EX-99.7 9 tm2512254d9_ex99-7.htm EXHIBIT 99.7

 

Exhibit 99.7

 

200 West Street | New York, NY 10282-2198

Tel: 212-902-1000 | Fax: 212-902-3000

 

 

 

May 8, 2025

 

Board of Directors

Endo, Inc.

1400 Atwater Drive

Malvern, PA 19355

 

Re: Amendment No. 2 (the “Amendment”) to Registration Statement on Form S-4 of Mallinckrodt plc (File No. 333-286694) (the “Registration Statement”)

 

Ladies and Gentlemen:

 

Reference is made to our opinion letter, dated March 13, 2025 (“Opinion Letter”), with respect to the fairness from a financial point of view to the holders (other than Mallinckrodt plc (“Macaw”) and its affiliates) of all of the outstanding shares of common stock, par value $0.001 per share of Endo, Inc. (the “Company”) of the Aggregate Consideration (as defined below) to be paid to such holders pursuant to the Transaction Agreement, dated as of March 13, 2025 (the “Agreement”), by and among Macaw, the Company and Merger Sub (as defined in the Agreement).
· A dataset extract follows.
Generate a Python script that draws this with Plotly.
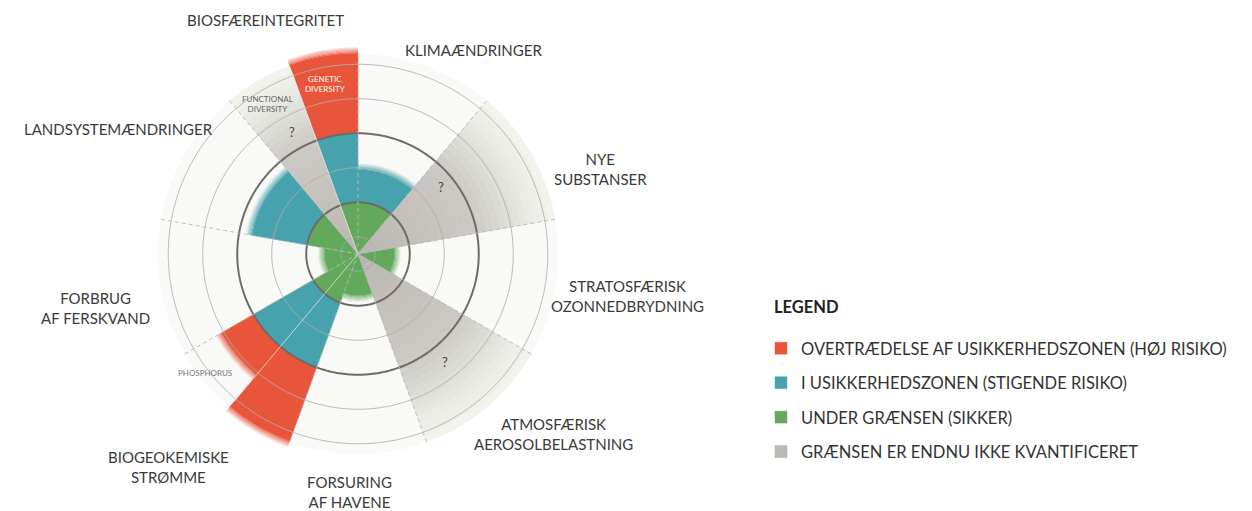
import plotly.graph_objects as go
import numpy as np

# ---------------- DATA ----------------
segments = ["Genetisk diversitet", "Funktionel diversitet", "Klimaændringer", "Nye substanser",
            "Stratosfærisk ozonnedbrydning", "Atmosfærisk aerosolbelastning", "Forsuring af havene",
            "Kvælstof", "Fosfor", "Forbrug af ferskvand", "Landsystemændringer"]
segment_angle = [350, 330, 20, 60, 100, 140, 180, 210, 230, 260, 300]
segment_span = [20, 20, 40, 40, 40, 40, 40, 20, 20, 40, 40]
# control variable level, scaled so the safe boundary = 1.5 and end of uncertainty zone = 3.5
control_level = [5.9, None, 2.52, None, 1.13, None, 1.28, 5.85, 4.65, 1.05, 3.2]
safe_limit = 1.5
uncertainty_limit = 3.5
unquantified_extent = 5.8
ring_levels = [0.5, 1.5, 2.5, 3.5, 4.5, 5.5]
boundary_rings = [1.5, 3.5]
sector_edges = [0, 40, 80, 120, 160, 200, 240, 280, 320]
sub_edges = [340, 220]

legend_names = ["OVERTRÆDELSE AF USIKKERHEDSZONEN (HØJ RISIKO)",
                "I USIKKERHEDSZONEN (STIGENDE RISIKO)",
                "UNDER GRÆNSEN (SIKKER)",
                "GRÆNSEN ER ENDNU IKKE KVANTIFICERET"]

RED = "#E8553A"
TEAL = "#46A3AD"
GREEN = "#62A95C"
R_MAX = 6.0

# page offset (browser body margin) compensation
OFF = 8
W, H = 1252 - OFF, 511 - OFF

def px(x):
    return (x - OFF) / W

def py(y):
    return 1 - (y - OFF) / H

# ---------------- BUILD ----------------
bands = {"red": [], "teal": [], "green": []}
fades = []
gray = []

def rgba(hexc, a):
    h = hexc.lstrip("#")
    return "rgba(%d,%d,%d,%.3f)" % (int(h[0:2], 16), int(h[2:4], 16), int(h[4:6], 16), a)

# gray gradient stops (radius, rgb)
g_stops_r = [0.0, 3.5, 5.0, unquantified_extent]
g_stops_c = [(186, 181, 176), (205, 202, 197), (233, 234, 228), (243, 245, 239)]

def gray_at(m):
    c = [np.interp(m, g_stops_r, [s[k] for s in g_stops_c]) for k in range(3)]
    return "rgb(%d,%d,%d)" % tuple(int(v) for v in c)

FADE = 0.2
NF = 6
for ang, span, v in zip(segment_angle, segment_span, control_level):
    if v is None:
        steps = np.linspace(0, unquantified_extent, 30)
        for a0, a1 in zip(steps[:-1], steps[1:]):
            gray.append((ang, span, a0, a1 - a0, gray_at((a0 + a1) / 2)))
        continue
    end = v - FADE * 0.4
    g_end = min(end, safe_limit) if v > safe_limit else end
    bands["green"].append((ang, span, 0, g_end))
    last = GREEN
    if v > safe_limit:
        t_end = min(end, uncertainty_limit) if v > uncertainty_limit else end
        bands["teal"].append((ang, span, safe_limit, t_end - safe_limit))
        last = TEAL
    if v > uncertainty_limit:
        bands["red"].append((ang, span, uncertainty_limit, end - uncertainty_limit))
        last = RED
    fs = np.linspace(end, end + FADE, NF + 1)
    for i, (a0, a1) in enumerate(zip(fs[:-1], fs[1:])):
        fades.append((ang, span, a0, a1 - a0, rgba(last, 0.9 * (1 - (i + 0.5) / NF))))

fig = go.Figure()

# pale disc
fig.add_trace(go.Barpolar(r=[unquantified_extent], theta=[0], width=[360], base=[0],
                          marker=dict(color="#F9FAF7", line=dict(width=0)),
                          showlegend=False, hoverinfo="skip"))

col = {"red": RED, "teal": TEAL, "green": GREEN}
for key, name, rank in [("red", legend_names[0], 1), ("teal", legend_names[1], 2), ("green", legend_names[2], 3)]:
    b = bands[key]
    fig.add_trace(go.Barpolar(theta=[x[0] for x in b], width=[x[1] for x in b],
                              base=[x[2] for x in b], r=[x[3] for x in b],
                              marker=dict(color=col[key], line=dict(width=0.4, color=col[key])),
                              name=name, legendrank=rank, legendgroup=key, hoverinfo="skip"))

gcols = ["#BCB8B4"] + [x[4] for x in gray[1:]]
fig.add_trace(go.Barpolar(theta=[x[0] for x in gray], width=[x[1] for x in gray],
                          base=[x[2] for x in gray], r=[x[3] for x in gray],
                          marker=dict(color=gcols, line=dict(width=0.6, color=gcols)),
                          name=legend_names[3], legendrank=4, legendgroup="gray", hoverinfo="skip"))

fig.add_trace(go.Barpolar(theta=[x[0] for x in fades], width=[x[1] for x in fades],
                          base=[x[2] for x in fades], r=[x[3] for x in fades],
                          marker=dict(color=[x[4] for x in fades], line=dict(width=0)),
                          showlegend=False, hoverinfo="skip"))

thetas = np.linspace(0, 360, 361)
for rv in ring_levels:
    dark = rv in boundary_rings
    fig.add_trace(go.Scatterpolar(r=[rv] * len(thetas), theta=thetas, mode="lines",
                                  line=dict(color="#6F6B69" if dark else "rgba(175,175,172,0.85)",
                                            width=2 if dark else 1),
                                  showlegend=False, hoverinfo="skip"))
for th in sector_edges:
    fig.add_trace(go.Scatterpolar(r=[0, 5.85], theta=[th, th], mode="lines",
                                  line=dict(color="rgba(185,185,182,0.9)", width=1, dash="4px,3px"),
                                  showlegend=False, hoverinfo="skip"))
for th in sub_edges:
    fig.add_trace(go.Scatterpolar(r=[0, 5.6], theta=[th, th], mode="lines",
                                  line=dict(color="rgba(230,230,228,0.7)", width=1),
                                  showlegend=False, hoverinfo="skip"))

cx, cy, rad = 358, 254, 34.5 * R_MAX
fig.update_layout(
    width=W, height=H, margin=dict(l=0, r=0, t=0, b=0),
    paper_bgcolor="white", plot_bgcolor="white",
    polar=dict(
        domain=dict(x=[px(cx - rad), px(cx + rad)], y=[py(cy + rad), py(cy - rad)]),
        bgcolor="rgba(0,0,0,0)",
        radialaxis=dict(range=[0, R_MAX], showgrid=False, showticklabels=False, showline=False, ticks=""),
        angularaxis=dict(rotation=90, direction="clockwise", showgrid=False, showticklabels=False,
                         showline=False, ticks=""),
        barmode="overlay",
    ),
    legend=dict(x=px(761), y=py(331), xanchor="left", yanchor="top",
                font=dict(size=16.5, color="#333", family="Lato"),
                traceorder="grouped", tracegroupgap=10, bgcolor="rgba(0,0,0,0)"),
    font=dict(family="Lato", color="#3a3a3a"),
)

fig.add_annotation(text="<b>LEGEND</b>", x=px(772), y=py(307), xref="paper", yref="paper",
                   xanchor="left", yanchor="middle", showarrow=False,
                   font=dict(size=16.5, color="#222", family="Lato"))

labels = [
    ("BIOSFÆREINTEGRITET", 265, 20),
    ("KLIMAÆNDRINGER", 474, 50),
    ("NYE<br>SUBSTANSER", 600, 169),
    ("STRATOSFÆRISK<br>OZONNEDBRYDNING", 627, 296),
    ("ATMOSFÆRISK<br>AEROSOLBELASTNING", 553, 434),
    ("FORSURING<br>AF HAVENE", 350, 492),
    ("BIOGEOKEMISKE<br>STRØMME", 168, 467),
    ("FORBRUG<br>AF FERSKVAND", 95, 308),
    ("LANDSYSTEMÆNDRINGER", 118, 129),
]
for txt, x, y in labels:
    fig.add_annotation(text=txt, x=px(x), y=py(y), xref="paper", yref="paper", showarrow=False,
                       xanchor="center", yanchor="middle",
                       font=dict(size=15, color="#3a3a3a", family="Lato"), align="center")

small = [
    ("GENETIC<br>DIVERSITY", 325, 84, "white"),
    ("FUNCTIONAL<br>DIVERSITY", 267, 104, "#666"),
    ("PHOSPHORUS", 205, 373, "#777"),
]
for txt, x, y, c in small:
    fig.add_annotation(text=txt, x=px(x), y=py(y), xref="paper", yref="paper", showarrow=False,
                       xanchor="center", yanchor="middle",
                       font=dict(size=8, color=c, family="Lato"), align="center")
for x, y in [(292, 132), (445, 362), (441, 187)]:
    fig.add_annotation(text="?", x=px(x), y=py(y), xref="paper", yref="paper", showarrow=False,
                       xanchor="center", yanchor="middle",
                       font=dict(size=13, color="#444", family="Lato"))

fig.write_html("out.html")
The term “Aggregate Consideration” means the aggregate of the Per Share Base Cash Consideration, the Per Share Eagle Funded Cash Consideration and the Per Share Stock Consideration (each as defined in the Agreement).

 

The Opinion Letter is provided for the information and assistance of the Board of Directors of the Company in connection with its consideration of the transaction contemplated therein. We understand that the Company has determined to include our opinion in the Amendment. In that regard, we hereby consent to the reference to our Opinion Letter under the captions “Opinion of Endo’s Financial Advisor,” “Risks Relating to the Transaction,” “Recommendation of the Endo Board of Directors and Endo’s Reasons for the Transaction” and “Endo Unaudited Prospective Financial Information” and to the inclusion of the foregoing opinion in the Joint Proxy Statement/Prospectus included in the Amendment. Notwithstanding the foregoing, it is understood that our consent is being delivered solely in connection with the filing of the Amendment and that our Opinion Letter is not to be used, circulated, quoted or otherwise referred to for any other purpose, nor is it to be filed with, included in or referred to, in whole or in part in any registration statement (including any subsequent amendments to the Registration Statement, as amended), proxy statement or any other document, except in accordance with our prior written consent. In giving such consent, we do not thereby admit that we come within the category of persons whose consent is required under Section 7 of the Securities Act of 1933 or the rules and regulations of the Securities and Exchange Commission thereunder.